発売情報をTwitterで知って、楽しみにしていた一冊です。「IT業界のサグラダファミリア、ついに完成す」なんて見出しを読まされれば、興味津々にならざるを得ません。みずほ銀行の失敗の歴史をたどるのかと思いきや、ようやく完成した新システムの誕生から構築の過程、実際に現場へ導入されるまでのエピソードは、シン・ゴジラよろしく「現場の力」で難局を乗り切る日本ならではだなあと思いました。ただ出版社は「これを2025年の壁(老朽化した大企業基幹システムの更新が重なる時期)を乗り越える秘訣に」と訴えていますが、二度の致命的な失敗を起こし、それでも潰れなかったみずほ銀行ならではの事例ではないかなあ、と思いました。あとやっぱり銀行が取材に応じた一冊だけあって、システム開発現場の修羅場などの描写はほとんどありませんでした。これの裏話的な本をどこか出してくれないかなあ。

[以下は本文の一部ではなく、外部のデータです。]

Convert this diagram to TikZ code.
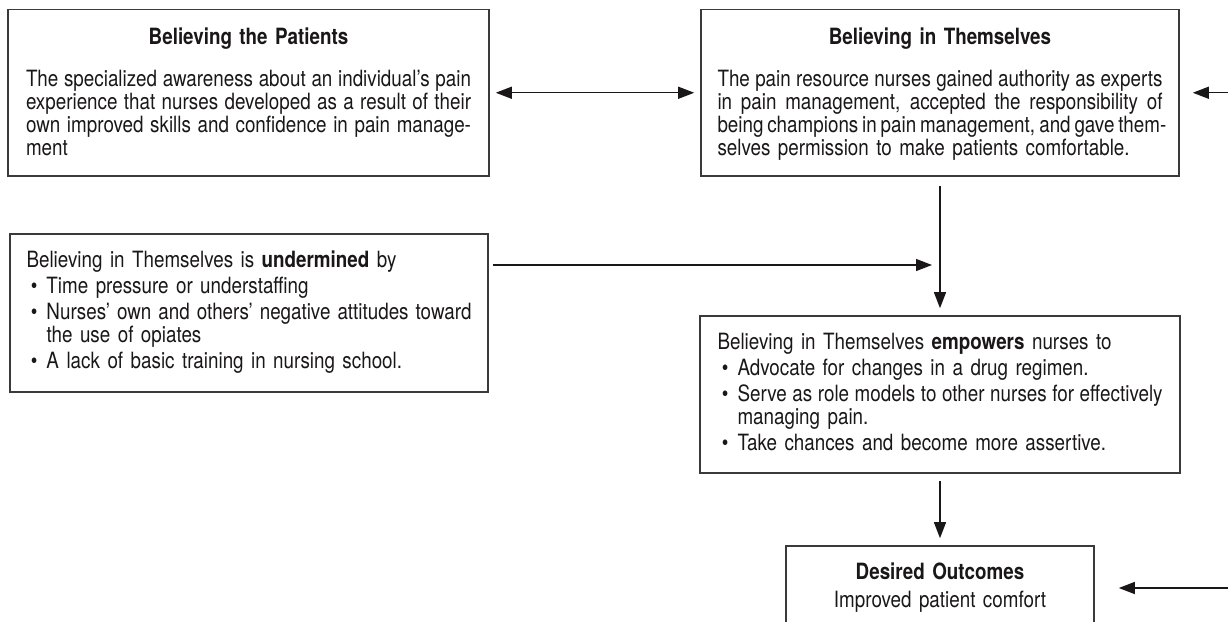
\documentclass[tikz,border=0pt]{standalone}
\usepackage{fontspec}
\setmainfont{TeX Gyre Heros}[FakeStretch=0.84]
\usetikzlibrary{arrows.meta}
\definecolor{ink}{HTML}{1A1718}
\definecolor{edge}{HTML}{3A3A3A}
\hyphenpenalty=10000
\exhyphenpenalty=10000
\newcommand\topstrut{\rule{0pt}{10pt}}
\newcommand\botstrut[1]{\rule[-#1]{0pt}{#1}}
\newcommand\jline[1]{\hbox to \hsize{\spaceskip=0.27em plus 0.3em minus 0.1em #1}}
\newcommand\bul{\hbox to 10pt{\hskip2.2pt\textbullet\hfil}}
\newcommand\bitem[1]{\par\vskip1.4pt\noindent\bul#1\par}
\newcommand\bitemtwo[2]{\par\vskip1.4pt\noindent\bul\hbox to \dimexpr\hsize-10pt\relax{\spaceskip=0.27em plus 0.3em minus 0.1em #1}\par\noindent\hskip10pt #2\par}
\tikzset{
  box/.style={draw=edge, line width=0.8pt, rectangle, inner sep=0pt, text=ink,
    text width=222.5pt, align=left, font=\fontsize{11.2}{11.5}\selectfont},
  arr/.style={-{Triangle[length=8pt,width=6pt]}, line width=0.65pt, draw=ink},
  darr/.style={{Triangle[length=8pt,width=6pt]}-{Triangle[length=8pt,width=6pt]}, line width=0.65pt, draw=ink},
}
\begin{document}
\begin{tikzpicture}[x=0.5pt,y=-0.5pt]
\fill[white] (0,0) rectangle (1228,622);
\clip (0,0) rectangle (1228,622);
\useasboundingbox (0,0) rectangle (1228,622);

\node[box, minimum width=240.5pt, minimum height=83.25pt] (b1) at (248.5,92.75) {%
\centerline{\bfseries\topstrut Believing the Patients}\vskip9.95pt
\jline{The specialized awareness about an individual’s pain}
\jline{experience that nurses developed as a result of their}
\jline{own improved skills and confidence in pain manage-}
\noindent ment\botstrut{2.8pt}};

\node[box, minimum width=239pt, minimum height=83.25pt] (b2) at (940,92.75) {%
\centerline{\bfseries\topstrut Believing in Themselves}\vskip9.95pt
\jline{The pain resource nurses gained authority as experts}
\jline{in pain management, accepted the responsibility of}
\jline{being champions in pain management, and gave them-}
\noindent selves permission to make patients comfortable.\botstrut{2.8pt}};

\node[box, minimum width=239pt, minimum height=79pt] (b3) at (249,313) {%
\noindent\topstrut Believing in Themselves is \textbf{undermined} by\par
\bitem{Time pressure or understaffing}
\bitemtwo{Nurses’ own and others’ negative attitudes toward}{the use of opiates}
\bitem{A lack of basic training in nursing school.\botstrut{4.9pt}}};

\node[box, minimum width=240pt, minimum height=78.5pt] (b4) at (940,394.5) {%
\noindent\topstrut Believing in Themselves \textbf{empowers} nurses to\par
\bitem{Advocate for changes in a drug regimen.}
\bitemtwo{Serve as role models to other nurses for effectively}{managing pain.}
\bitem{Take chances and become more assertive.\botstrut{4.4pt}}};

\node[box, font=\fontsize{11.2}{14}\selectfont, text width=140pt, align=center,
  minimum width=154pt, minimum height=42pt] (b5) at (940,588) {%
\textbf{\topstrut Desired Outcomes}\\Improved patient comfort\botstrut{4.05pt}};

\coordinate (r1) at (1228,92.75);
\coordinate (r2) at (1228,588);
\path (b3.east) ++(0,-48) coordinate (b3a);

\draw[darr, shorten <=3pt, shorten >=3pt] (b1.east) -- (b2.west);
\draw[arr, shorten >=6.5pt] (r1) -- (b2.east);
\draw[arr, shorten <=4.5pt, shorten >=3.5pt] (b2.south) -- (b4.north);
\draw[arr, shorten <=2pt, shorten >=4pt] (b3a) -- (b3a -| b2.south);
\draw[arr, shorten <=3.5pt, shorten >=3.5pt] (b4.south) -- (b5.north);
\draw[arr, shorten >=12pt] (r2) -- (b5.east);
\end{tikzpicture}
\end{document}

新刊書店、古書店など様々な書店の一線で、人々へ本を届けようとしている人たちを取材した一冊です。カラーページが多く、店舗ごとの雰囲気がよく伝わってきました。書棚や店内のレイアウトにはいろいろなパターンがあるのだと改めて感心します。

ユニクロに潜入して訴えられ、話題になったルポライターによる、Amazon流通倉庫への潜入レポを中心にした一冊です。Amazonで取扱があるのか興味があったのですが、普通に取り扱ってましたね。ユニクロしかり、コンビニ経営者を批判する本をそのコンビニに配本している取次から締め出されたエピソードしかり、日米の企業文化の違いを感じました(笑)単なる倉庫労働者の過酷な労働実態の告発にとどまらず、Amazonという超巨大多国籍企業と正面切って闘う人たち、Amazonの周辺でうごめく有象無象など、様々な視点から積極的に取材を試みていて、感心しました。著者がAmazonの倉庫で自分の著書をピッキングしたエピソードには思わず笑ってしまいました。

2月はこんな感じでした。また来月もまとめたいと思います。